Extensions of Internet key exchange protocol (IKE) to provide the desired user authentication plus application/purpose (identity) are also provided. The end-system creates an aggregate of all possible authentication methods to validate the IKE main mode (MM) request from an initiator. The end-system will accept any of the aggregate authentication methods to complete the MM. However, in quick mode (QM), the end-system will make sure that the authentication mechanism was acceptable, and check the incoming traffic to determine if it is authorized for the MM on which it is being negotiated. If it is, the QM completes, and if not the end-system notifies the initiator of the failure. If the initiator wants that particular traffic type, it will have to reinitiate the MM using a different credential.
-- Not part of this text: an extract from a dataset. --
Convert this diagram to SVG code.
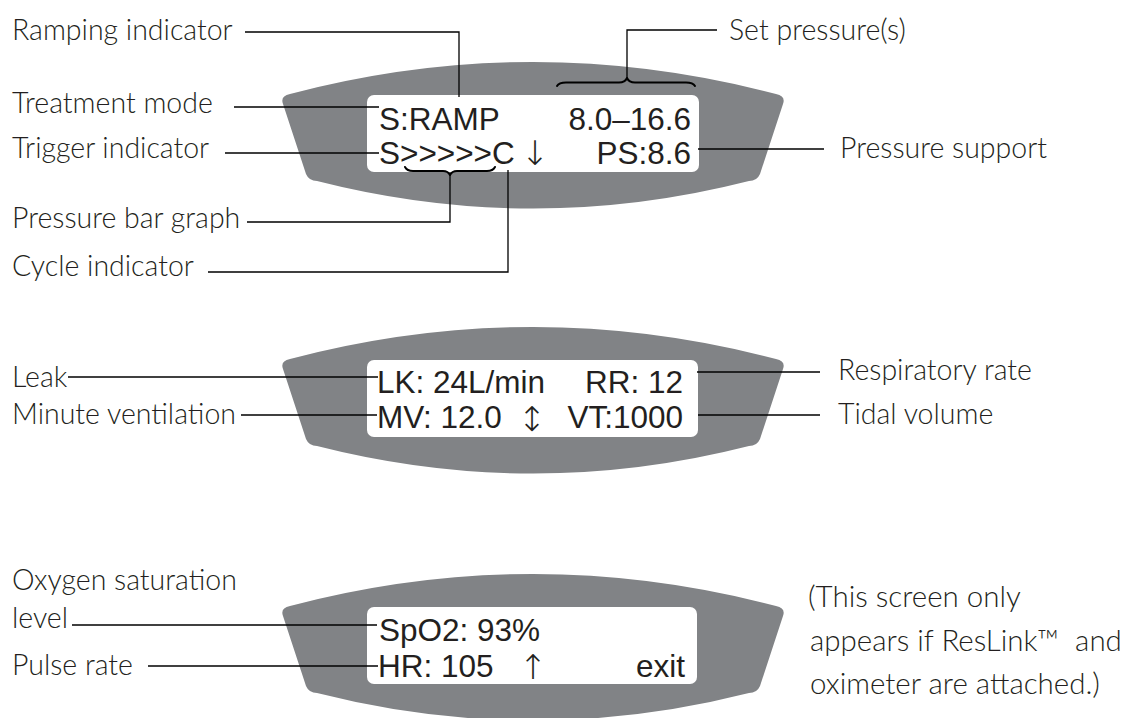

In order to allow users, process/application to define their own access control, the present invention provides an architecture for authentication and access control that maintains a clean line between authentication (the job of IKE), and authorization. The architecture includes pluggable authorization module(s) that are called after IKE has successfully authenticated the peer, but before the connection is allowed to complete. This allows the UI driven authorization as well as support for the Winsock/IPSec APIs in the Windows environment and support for IPSec functionality for other operating system platforms. The basic scenarios to enable are: restriction of access to a given subset of certificates, all issued by the same root; restriction of access to a given subset based upon kerberos ID; the allowance of someone with certification attributes “X” HTTP access, and someone with certification attributes “Y” L2tp access, where both certifications are issued by the same certification authority (CA); and mapping a peer's credential to a user account and perform an ACL check against some object for allowed access.
Additional features and advantages of the invention will be made apparent from the following detailed description of illustrative embodiments which proceeds with reference to the accompanying figures.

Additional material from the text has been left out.